Extract from the listing each line in which the word "this" appears.

** Start of RAW RECORDS **

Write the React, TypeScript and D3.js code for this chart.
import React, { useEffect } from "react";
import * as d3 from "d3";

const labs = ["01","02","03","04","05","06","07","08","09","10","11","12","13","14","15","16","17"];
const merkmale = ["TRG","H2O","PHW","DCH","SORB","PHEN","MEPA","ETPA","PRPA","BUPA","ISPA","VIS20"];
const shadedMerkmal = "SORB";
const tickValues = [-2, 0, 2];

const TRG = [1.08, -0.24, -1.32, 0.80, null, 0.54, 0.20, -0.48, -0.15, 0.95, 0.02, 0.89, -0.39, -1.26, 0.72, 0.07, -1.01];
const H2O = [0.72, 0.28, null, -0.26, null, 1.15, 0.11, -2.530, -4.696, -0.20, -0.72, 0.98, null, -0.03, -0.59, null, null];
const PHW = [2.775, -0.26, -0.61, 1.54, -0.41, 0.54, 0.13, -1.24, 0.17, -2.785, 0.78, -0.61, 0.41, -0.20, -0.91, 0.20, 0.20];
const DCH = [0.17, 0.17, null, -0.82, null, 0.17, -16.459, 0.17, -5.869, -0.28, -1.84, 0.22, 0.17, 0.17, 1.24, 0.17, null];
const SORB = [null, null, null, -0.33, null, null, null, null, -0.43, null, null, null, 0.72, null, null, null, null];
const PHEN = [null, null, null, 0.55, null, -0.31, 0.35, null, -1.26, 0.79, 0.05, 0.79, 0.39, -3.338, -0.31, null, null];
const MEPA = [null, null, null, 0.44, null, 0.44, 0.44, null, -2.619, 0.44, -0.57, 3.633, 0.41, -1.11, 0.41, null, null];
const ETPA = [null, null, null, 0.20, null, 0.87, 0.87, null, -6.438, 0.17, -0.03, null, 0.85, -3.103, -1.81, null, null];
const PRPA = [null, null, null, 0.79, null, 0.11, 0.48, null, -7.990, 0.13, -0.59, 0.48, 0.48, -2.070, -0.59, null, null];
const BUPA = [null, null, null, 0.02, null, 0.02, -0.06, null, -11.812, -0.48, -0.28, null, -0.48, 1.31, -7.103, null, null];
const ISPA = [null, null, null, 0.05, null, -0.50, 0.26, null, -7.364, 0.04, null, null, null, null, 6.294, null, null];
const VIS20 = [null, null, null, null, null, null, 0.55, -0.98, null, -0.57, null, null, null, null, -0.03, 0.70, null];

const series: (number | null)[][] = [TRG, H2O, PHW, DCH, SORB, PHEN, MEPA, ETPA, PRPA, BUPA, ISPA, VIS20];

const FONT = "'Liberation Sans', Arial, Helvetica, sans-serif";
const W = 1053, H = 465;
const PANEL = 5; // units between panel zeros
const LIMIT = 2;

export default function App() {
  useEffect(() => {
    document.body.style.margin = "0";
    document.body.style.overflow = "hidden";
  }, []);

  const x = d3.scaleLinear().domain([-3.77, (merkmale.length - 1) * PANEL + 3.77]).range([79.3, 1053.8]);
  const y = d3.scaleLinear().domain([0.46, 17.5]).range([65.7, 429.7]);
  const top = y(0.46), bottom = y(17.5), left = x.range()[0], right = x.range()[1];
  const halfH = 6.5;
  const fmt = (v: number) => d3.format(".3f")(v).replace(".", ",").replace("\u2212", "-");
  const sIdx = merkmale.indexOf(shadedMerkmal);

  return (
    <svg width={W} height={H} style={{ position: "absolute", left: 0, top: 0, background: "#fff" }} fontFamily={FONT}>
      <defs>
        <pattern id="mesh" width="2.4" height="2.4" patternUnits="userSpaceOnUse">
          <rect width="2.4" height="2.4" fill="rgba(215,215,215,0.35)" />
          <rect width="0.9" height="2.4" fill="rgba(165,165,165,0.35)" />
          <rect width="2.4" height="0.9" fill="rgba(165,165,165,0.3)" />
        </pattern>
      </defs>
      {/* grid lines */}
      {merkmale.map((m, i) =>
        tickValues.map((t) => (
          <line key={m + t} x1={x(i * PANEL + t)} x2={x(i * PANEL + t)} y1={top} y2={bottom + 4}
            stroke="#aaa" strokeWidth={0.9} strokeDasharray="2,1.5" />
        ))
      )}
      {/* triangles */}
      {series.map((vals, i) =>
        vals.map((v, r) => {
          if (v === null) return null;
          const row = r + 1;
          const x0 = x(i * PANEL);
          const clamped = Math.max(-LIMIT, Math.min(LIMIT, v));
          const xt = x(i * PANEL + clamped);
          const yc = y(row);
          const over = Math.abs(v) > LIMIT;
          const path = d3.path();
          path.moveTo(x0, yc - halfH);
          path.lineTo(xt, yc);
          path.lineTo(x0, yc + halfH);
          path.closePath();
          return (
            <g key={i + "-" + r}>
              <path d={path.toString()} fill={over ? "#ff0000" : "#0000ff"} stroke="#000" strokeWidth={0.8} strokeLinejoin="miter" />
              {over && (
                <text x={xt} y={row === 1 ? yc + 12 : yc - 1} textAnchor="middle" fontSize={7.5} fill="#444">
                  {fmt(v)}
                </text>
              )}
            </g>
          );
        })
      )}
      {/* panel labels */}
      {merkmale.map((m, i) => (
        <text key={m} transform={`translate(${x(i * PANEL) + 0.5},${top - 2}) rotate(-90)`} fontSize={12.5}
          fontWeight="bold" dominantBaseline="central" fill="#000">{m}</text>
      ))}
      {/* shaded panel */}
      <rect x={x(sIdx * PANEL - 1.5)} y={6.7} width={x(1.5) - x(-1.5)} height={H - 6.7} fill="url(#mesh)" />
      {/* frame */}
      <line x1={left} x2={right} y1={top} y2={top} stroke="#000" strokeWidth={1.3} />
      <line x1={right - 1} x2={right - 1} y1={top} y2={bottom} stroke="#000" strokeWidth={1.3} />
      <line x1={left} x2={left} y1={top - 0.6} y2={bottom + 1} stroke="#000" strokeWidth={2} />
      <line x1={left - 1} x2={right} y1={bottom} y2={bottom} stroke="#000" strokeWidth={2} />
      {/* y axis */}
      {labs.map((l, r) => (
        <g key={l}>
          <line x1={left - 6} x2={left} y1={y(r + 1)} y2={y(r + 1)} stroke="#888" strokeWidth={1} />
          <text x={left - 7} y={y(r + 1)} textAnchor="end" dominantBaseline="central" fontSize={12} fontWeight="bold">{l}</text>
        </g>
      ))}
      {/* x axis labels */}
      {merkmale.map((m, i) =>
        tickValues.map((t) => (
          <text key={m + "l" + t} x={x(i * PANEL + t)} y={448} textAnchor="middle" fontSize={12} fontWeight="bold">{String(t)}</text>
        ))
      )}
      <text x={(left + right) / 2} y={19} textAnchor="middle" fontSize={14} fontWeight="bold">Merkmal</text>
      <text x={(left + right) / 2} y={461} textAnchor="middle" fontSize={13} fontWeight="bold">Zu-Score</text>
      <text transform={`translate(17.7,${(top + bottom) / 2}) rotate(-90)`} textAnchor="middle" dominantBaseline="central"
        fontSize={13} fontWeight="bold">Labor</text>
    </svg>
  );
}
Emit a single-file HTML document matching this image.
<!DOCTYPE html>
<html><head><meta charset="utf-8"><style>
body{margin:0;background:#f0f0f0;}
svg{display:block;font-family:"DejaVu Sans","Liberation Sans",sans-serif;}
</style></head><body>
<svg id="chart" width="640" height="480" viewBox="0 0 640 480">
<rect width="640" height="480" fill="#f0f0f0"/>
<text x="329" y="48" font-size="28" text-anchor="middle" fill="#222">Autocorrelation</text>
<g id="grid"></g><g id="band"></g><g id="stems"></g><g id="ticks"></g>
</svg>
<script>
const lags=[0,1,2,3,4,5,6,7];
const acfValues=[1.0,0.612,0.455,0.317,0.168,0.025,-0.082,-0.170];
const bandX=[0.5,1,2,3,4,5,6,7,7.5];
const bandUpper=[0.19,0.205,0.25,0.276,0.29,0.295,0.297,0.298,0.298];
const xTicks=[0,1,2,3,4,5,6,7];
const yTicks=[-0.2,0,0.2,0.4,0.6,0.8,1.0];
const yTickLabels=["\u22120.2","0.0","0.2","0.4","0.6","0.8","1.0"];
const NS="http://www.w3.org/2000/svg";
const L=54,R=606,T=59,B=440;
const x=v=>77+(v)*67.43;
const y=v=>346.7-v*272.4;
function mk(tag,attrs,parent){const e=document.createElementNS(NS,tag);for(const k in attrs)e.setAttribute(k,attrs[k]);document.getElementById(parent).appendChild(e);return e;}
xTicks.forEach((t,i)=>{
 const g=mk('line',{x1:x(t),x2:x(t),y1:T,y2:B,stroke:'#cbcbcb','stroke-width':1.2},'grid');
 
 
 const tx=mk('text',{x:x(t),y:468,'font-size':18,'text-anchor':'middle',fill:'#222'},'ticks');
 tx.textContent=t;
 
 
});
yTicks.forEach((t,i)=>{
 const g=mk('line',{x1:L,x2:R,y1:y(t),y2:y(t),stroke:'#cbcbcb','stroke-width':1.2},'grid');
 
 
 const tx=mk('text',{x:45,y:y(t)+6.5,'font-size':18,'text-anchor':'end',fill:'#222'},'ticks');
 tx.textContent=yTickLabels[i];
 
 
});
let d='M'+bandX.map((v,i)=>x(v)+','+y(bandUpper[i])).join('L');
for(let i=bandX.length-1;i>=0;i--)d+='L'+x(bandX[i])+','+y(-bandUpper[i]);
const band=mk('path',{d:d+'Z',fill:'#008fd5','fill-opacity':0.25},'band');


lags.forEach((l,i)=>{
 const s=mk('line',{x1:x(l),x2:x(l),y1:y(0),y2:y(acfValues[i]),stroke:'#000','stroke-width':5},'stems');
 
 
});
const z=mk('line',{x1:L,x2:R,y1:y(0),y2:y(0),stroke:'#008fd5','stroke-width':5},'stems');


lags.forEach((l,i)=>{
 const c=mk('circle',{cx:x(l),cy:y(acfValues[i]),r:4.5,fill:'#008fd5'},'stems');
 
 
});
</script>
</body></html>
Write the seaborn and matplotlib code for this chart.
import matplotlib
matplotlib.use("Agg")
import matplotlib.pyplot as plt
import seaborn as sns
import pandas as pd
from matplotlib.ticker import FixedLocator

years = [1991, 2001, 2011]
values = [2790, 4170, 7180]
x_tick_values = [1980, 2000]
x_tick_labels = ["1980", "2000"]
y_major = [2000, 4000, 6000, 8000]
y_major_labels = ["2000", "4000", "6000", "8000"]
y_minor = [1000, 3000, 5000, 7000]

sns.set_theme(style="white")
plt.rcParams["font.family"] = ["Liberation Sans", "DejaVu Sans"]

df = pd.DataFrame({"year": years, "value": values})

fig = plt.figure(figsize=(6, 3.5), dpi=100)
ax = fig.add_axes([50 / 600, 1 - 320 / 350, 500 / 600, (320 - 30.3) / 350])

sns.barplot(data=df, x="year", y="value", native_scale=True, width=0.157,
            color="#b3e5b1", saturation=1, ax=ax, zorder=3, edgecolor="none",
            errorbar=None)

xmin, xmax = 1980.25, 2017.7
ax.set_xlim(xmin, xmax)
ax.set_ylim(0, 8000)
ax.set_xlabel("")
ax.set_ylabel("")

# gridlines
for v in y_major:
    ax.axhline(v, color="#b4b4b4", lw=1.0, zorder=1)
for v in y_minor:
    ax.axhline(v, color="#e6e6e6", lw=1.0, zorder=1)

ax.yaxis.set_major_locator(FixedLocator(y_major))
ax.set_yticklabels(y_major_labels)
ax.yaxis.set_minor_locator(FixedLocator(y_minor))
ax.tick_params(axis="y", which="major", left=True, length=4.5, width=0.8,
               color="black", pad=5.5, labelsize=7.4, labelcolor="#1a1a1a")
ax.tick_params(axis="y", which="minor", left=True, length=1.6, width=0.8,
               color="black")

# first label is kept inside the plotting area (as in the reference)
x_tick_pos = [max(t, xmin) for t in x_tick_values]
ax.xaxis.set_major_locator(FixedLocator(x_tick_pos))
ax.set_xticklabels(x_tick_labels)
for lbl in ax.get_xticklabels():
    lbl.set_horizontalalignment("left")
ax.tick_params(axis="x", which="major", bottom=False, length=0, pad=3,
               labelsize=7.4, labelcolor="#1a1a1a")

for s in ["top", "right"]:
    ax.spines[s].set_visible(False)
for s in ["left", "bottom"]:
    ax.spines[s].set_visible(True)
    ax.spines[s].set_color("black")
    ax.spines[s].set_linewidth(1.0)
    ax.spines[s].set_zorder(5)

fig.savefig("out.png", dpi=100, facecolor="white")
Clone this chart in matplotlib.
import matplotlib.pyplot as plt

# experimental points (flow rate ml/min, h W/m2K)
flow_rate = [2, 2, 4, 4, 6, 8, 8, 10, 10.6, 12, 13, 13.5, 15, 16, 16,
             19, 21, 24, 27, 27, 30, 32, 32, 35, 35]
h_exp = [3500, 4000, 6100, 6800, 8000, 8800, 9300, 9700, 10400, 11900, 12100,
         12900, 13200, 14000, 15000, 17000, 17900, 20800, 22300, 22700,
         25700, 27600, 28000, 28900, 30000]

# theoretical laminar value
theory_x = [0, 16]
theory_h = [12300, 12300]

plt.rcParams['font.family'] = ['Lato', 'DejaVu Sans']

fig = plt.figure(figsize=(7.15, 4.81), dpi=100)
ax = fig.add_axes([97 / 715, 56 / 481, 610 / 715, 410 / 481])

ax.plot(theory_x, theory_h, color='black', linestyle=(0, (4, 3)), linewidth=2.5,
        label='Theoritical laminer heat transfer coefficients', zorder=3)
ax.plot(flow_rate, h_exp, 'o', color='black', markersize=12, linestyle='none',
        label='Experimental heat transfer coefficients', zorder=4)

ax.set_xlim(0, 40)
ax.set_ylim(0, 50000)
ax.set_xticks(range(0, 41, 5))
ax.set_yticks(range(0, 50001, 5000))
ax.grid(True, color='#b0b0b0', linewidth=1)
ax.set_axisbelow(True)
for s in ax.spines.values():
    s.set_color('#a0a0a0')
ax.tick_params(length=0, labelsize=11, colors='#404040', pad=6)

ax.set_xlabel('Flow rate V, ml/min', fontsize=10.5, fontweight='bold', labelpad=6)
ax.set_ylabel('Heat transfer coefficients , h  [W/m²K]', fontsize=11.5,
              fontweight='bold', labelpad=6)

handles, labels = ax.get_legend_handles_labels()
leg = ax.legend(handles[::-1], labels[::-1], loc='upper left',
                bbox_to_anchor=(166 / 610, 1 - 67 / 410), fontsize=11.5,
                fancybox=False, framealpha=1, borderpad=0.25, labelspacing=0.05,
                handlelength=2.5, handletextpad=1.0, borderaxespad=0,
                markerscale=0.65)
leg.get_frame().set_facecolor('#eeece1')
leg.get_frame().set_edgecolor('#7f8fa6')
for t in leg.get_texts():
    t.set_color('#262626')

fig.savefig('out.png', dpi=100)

** End of RAW RECORDS **

ANSWER TO THE TASK
Write the React, TypeScript and D3.js code for this chart.
Emit a single-file HTML document matching this image.
Write the seaborn and matplotlib code for this chart.
Clone this chart in matplotlib.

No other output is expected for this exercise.